*What the task asks*.
No images are to be carried over; print all other material exactly as it stands.

______________________________

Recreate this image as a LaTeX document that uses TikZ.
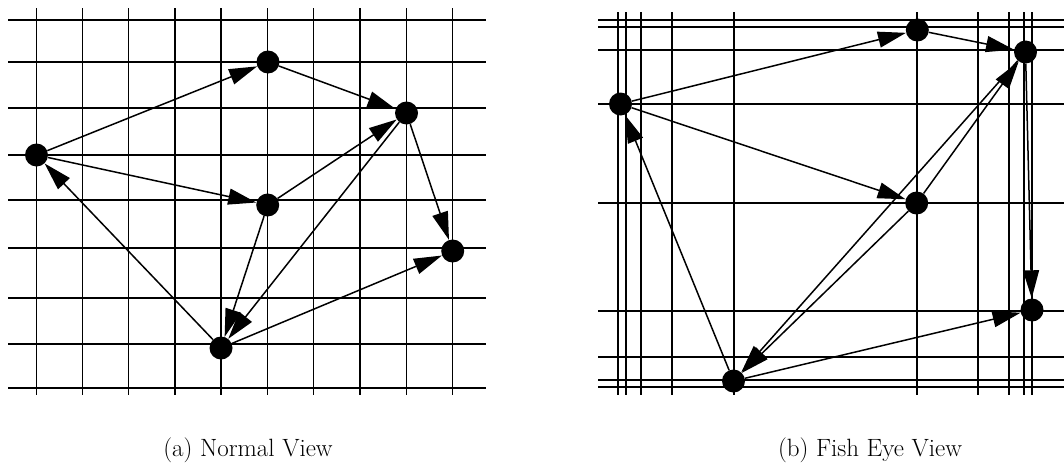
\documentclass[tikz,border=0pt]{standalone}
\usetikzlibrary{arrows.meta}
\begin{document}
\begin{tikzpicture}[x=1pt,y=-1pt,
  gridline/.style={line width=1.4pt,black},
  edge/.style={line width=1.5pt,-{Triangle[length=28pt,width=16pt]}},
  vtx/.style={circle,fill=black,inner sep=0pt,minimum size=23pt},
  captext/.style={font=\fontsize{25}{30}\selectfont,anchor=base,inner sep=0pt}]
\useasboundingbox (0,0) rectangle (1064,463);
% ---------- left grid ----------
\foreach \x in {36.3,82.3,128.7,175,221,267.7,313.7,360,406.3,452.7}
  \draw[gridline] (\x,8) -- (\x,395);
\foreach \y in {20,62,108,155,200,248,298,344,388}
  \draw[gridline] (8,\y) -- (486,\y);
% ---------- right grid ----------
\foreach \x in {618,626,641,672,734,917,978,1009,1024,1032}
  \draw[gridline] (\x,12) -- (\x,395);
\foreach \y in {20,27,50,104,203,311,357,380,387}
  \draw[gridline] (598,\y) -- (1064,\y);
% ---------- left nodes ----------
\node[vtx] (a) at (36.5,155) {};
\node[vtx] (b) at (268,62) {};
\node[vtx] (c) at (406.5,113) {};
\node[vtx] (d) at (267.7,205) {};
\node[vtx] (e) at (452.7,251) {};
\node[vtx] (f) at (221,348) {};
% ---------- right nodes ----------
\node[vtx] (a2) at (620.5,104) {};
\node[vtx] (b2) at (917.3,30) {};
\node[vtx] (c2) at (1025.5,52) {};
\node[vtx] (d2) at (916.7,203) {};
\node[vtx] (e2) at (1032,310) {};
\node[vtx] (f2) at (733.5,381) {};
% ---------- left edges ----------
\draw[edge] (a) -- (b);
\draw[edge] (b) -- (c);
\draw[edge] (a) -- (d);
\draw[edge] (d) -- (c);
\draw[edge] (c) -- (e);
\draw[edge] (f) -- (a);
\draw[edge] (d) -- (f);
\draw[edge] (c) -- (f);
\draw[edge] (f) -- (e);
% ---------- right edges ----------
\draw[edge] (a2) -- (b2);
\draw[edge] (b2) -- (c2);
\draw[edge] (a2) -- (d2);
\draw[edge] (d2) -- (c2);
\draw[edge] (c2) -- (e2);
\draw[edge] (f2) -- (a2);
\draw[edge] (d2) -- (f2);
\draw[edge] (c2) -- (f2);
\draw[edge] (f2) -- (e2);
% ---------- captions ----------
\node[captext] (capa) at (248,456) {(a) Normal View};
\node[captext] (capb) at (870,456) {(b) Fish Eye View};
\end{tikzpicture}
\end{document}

______________________________

*Task solution*.
Recreate this image as a LaTeX document that uses TikZ.
\documentclass[tikz,border=0pt]{standalone}
\usetikzlibrary{arrows.meta}
\begin{document}
\begin{tikzpicture}[x=1pt,y=-1pt,
  gridline/.style={line width=1.4pt,black},
  edge/.style={line width=1.5pt,-{Triangle[length=28pt,width=16pt]}},
  vtx/.style={circle,fill=black,inner sep=0pt,minimum size=23pt},
  captext/.style={font=\fontsize{25}{30}\selectfont,anchor=base,inner sep=0pt}]
\useasboundingbox (0,0) rectangle (1064,463);
% ---------- left grid ----------
\foreach \x in {36.3,82.3,128.7,175,221,267.7,313.7,360,406.3,452.7}
  \draw[gridline] (\x,8) -- (\x,395);
\foreach \y in {20,62,108,155,200,248,298,344,388}
  \draw[gridline] (8,\y) -- (486,\y);
% ---------- right grid ----------
\foreach \x in {618,626,641,672,734,917,978,1009,1024,1032}
  \draw[gridline] (\x,12) -- (\x,395);
\foreach \y in {20,27,50,104,203,311,357,380,387}
  \draw[gridline] (598,\y) -- (1064,\y);
% ---------- left nodes ----------
\node[vtx] (a) at (36.5,155) {};
\node[vtx] (b) at (268,62) {};
\node[vtx] (c) at (406.5,113) {};
\node[vtx] (d) at (267.7,205) {};
\node[vtx] (e) at (452.7,251) {};
\node[vtx] (f) at (221,348) {};
% ---------- right nodes ----------
\node[vtx] (a2) at (620.5,104) {};
\node[vtx] (b2) at (917.3,30) {};
\node[vtx] (c2) at (1025.5,52) {};
\node[vtx] (d2) at (916.7,203) {};
\node[vtx] (e2) at (1032,310) {};
\node[vtx] (f2) at (733.5,381) {};
% ---------- left edges ----------
\draw[edge] (a) -- (b);
\draw[edge] (b) -- (c);
\draw[edge] (a) -- (d);
\draw[edge] (d) -- (c);
\draw[edge] (c) -- (e);
\draw[edge] (f) -- (a);
\draw[edge] (d) -- (f);
\draw[edge] (c) -- (f);
\draw[edge] (f) -- (e);
% ---------- right edges ----------
\draw[edge] (a2) -- (b2);
\draw[edge] (b2) -- (c2);
\draw[edge] (a2) -- (d2);
\draw[edge] (d2) -- (c2);
\draw[edge] (c2) -- (e2);
\draw[edge] (f2) -- (a2);
\draw[edge] (d2) -- (f2);
\draw[edge] (c2) -- (f2);
\draw[edge] (f2) -- (e2);
% ---------- captions ----------
\node[captext] (capa) at (248,456) {(a) Normal View};
\node[captext] (capb) at (870,456) {(b) Fish Eye View};
\end{tikzpicture}
\end{document}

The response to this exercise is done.